Economic Viability of Wind Energy

The growth of renewable energy over the past decade has surpassed all expectations. Globally, installed capacities and production from renewable technology have increased substantially during the last few years. The capacity additions have been supported by policy initiatives from the governments in different regions of the world. However, it is majorly the growth in the generation of solar and wind technologies that has pushed renewable power generation capacity additions to record levels. An increased deployment, technological improvements and cost reductions have made onshore wind energy one of the most competitive options for new power generation capacity.

The decline in the levelized cost of energy (LCOE) of solar power has remained the highest (between the year 2010 to 2015) amongst renewable technologies, making it comparable to the fossil fuels. Nevertheless, LCOE for wind power is not only comparable but has stood even lower than the fossil fuels as most efficient wind projects around the world are consistently delivering electricity for USD 0.05/kWh without financial support. This is further supported by the fact that the net capacity additions for wind have been higher than solar, except for the year 2013, where new solar deployment exceeded the wind for the first time.

Source: IRENA

Moreover, between 2010 and 2015, the average LCOE of utility-scale solar PV has fallen by around half, only because solar PV module prices have declined by two-thirds to three-quarters during the period. The decline in LCOE of wind power, however, slower than solar is led by technological improvements and the decline in installation costs. The wind turbine prices in developed countries have fallen by around 30% since their peak in 2008-2009, whereas,  Chinese wind turbine prices fell by 35% from their peak in 2007. The most important developments in the wind market relate to technological improvements to ensure a range of wind turbine options is available to project developers. Thus, they can choose the designs that yield the lowest LCOE given the local site characteristics.

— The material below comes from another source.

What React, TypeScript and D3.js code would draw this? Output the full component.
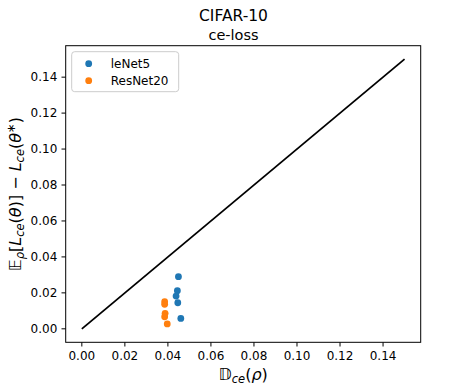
import React from "react";
import * as d3 from "d3";

// values
const leNetX = [0.0449, 0.0444, 0.0438, 0.0446, 0.046];
const leNetY = [0.029, 0.0212, 0.0182, 0.0145, 0.0058];
const resNetX = [0.0385, 0.0385, 0.0387, 0.0385, 0.0397];
const resNetY = [0.0151, 0.0136, 0.0086, 0.0067, 0.0027];
const diagonal = [0, 0.15];
const tickValues = [0, 0.02, 0.04, 0.06, 0.08, 0.1, 0.12, 0.14];
const seriesNames = ["leNet5", "ResNet20"];
const colors = ["#1f77b4", "#ff7f0e"];

const width = 467;
const height = 389;
const margin = { top: 45.7, right: 46.3, bottom: 46.7, left: 65.7 };
const font = "DejaVu Sans, sans-serif";

export default function App() {
  const x = d3
    .scaleLinear()
    .domain([-0.0075, 0.1575])
    .range([margin.left, width - margin.right]);
  const y = d3
    .scaleLinear()
    .domain([-0.0075, 0.1575])
    .range([height - margin.bottom, margin.top]);

  const line = d3
    .line<number>()
    .x((d) => x(d))
    .y((d) => y(d));

  const series = [
    leNetX.map((v, i) => [v, leNetY[i]]),
    resNetX.map((v, i) => [v, resNetY[i]]),
  ];

  const x0 = margin.left;
  const x1 = width - margin.right;
  const y0 = height - margin.bottom;
  const y1 = margin.top;
  const fmt = d3.format(".2f");

  return (
    <svg
      width={width}
      height={height}
      style={{ position: "absolute", left: 0, top: 0, background: "#fff" }}
      fontFamily={font}
    >
      {/* titles */}
      <text x={width / 2} y={21} textAnchor="middle" fontSize={15.5}>
        CIFAR-10
      </text>
      <text x={width / 2} y={40} textAnchor="middle" fontSize={14.5}>
        ce-loss
      </text>

      {/* diagonal */}
      <path d={line(diagonal) || ""} stroke="#000" strokeWidth={1.8} fill="none" />

      {/* points */}
      {series.map((pts, s) =>
        pts.map((p, i) => (
          <circle key={s + "-" + i} cx={x(p[0])} cy={y(p[1])} r={3.4} fill={colors[s]} />
        ))
      )}

      {/* frame */}
      <rect x={x0} y={y1} width={x1 - x0} height={y0 - y1} fill="none" stroke="#000" strokeWidth={1} />

      {/* x ticks */}
      {tickValues.map((t) => (
        <g key={"x" + t}>
          <line x1={x(t)} x2={x(t)} y1={y0} y2={y0 + 4.2} stroke="#000" strokeWidth={1} />
          <text x={x(t)} y={y0 + 17.3} textAnchor="middle" fontSize={12}>
            {fmt(t)}
          </text>
        </g>
      ))}

      {/* y ticks */}
      {tickValues.map((t) => (
        <g key={"y" + t}>
          <line x1={x0 - 4.2} x2={x0} y1={y(t)} y2={y(t)} stroke="#000" strokeWidth={1} />
          <text x={x0 - 8.4} y={y(t)} dy="0.35em" textAnchor="end" fontSize={12}>
            {fmt(t)}
          </text>
        </g>
      ))}

      {/* x label */}
      <text x={(x0 + x1) / 2} y={380} textAnchor="middle" fontSize={16}>
        <tspan>𝔻</tspan>
        <tspan fontStyle="italic" fontSize={11.5} dy={3}>ce</tspan>
        <tspan dy={-3}>(</tspan>
        <tspan fontStyle="italic">ρ</tspan>
        <tspan>)</tspan>
      </text>

      {/* y label */}
      <text
        transform={`translate(21,${(y0 + y1) / 2}) rotate(-90)`}
        textAnchor="middle"
        fontSize={16}
      >
        <tspan>𝔼</tspan>
        <tspan fontStyle="italic" fontSize={11.5} dy={3}>ρ</tspan>
        <tspan dy={-3}>[</tspan>
        <tspan fontStyle="italic">L</tspan>
        <tspan fontStyle="italic" fontSize={11.5} dy={3}>ce</tspan>
        <tspan dy={-3}>(</tspan>
        <tspan fontStyle="italic">θ</tspan>
        <tspan>)] − </tspan>
        <tspan fontStyle="italic">L</tspan>
        <tspan fontStyle="italic" fontSize={11.5} dy={3}>ce</tspan>
        <tspan dy={-3}>(</tspan>
        <tspan fontStyle="italic">θ</tspan>
        <tspan fontSize={11.5} dy={-6}>∗</tspan>
        <tspan dy={6}>)</tspan>
      </text>

      {/* legend */}
      <g transform={`translate(${x0 + 6},${y1 + 6})`}>
        <rect
          width={107}
          height={40}
          rx={3}
          fill="#fff"
          fillOpacity={0.8}
          stroke="#cccccc"
          strokeWidth={1}
        />
        {seriesNames.map((name, i) => (
          <g key={name} transform={`translate(0,${12 + i * 17})`}>
            <circle cx={17} cy={0} r={3.4} fill={colors[i]} />
            <text x={39} y={0} dy="0.35em" fontSize={12}>
              {name}
            </text>
          </g>
        ))}
      </g>
    </svg>
  );
}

Further, even in terms of capacity factors wind power has surpassed solar as the speed of the wind increases with height. Improved blade designs, pitch and yaw control and more advanced towers can help unlock even higher capacity factors, which in the case of solar is primarily dependant on the quality of sunlight, further supporting the fact that wind energy is more cost effective than solar. Furthermore, a combination of lower total installed and O&M costs as well as rising capacity factors mean the LCOE of onshore wind could fall by 26% by 2025.

In the year 2040, the contribution of the wind and solar power is projected to account for about 7% and 2%, respectively, of the global power supply. But the future may hold more surprises as technological innovations are possible and numerous R&D projects presently under way can radically change the economics of renewable power.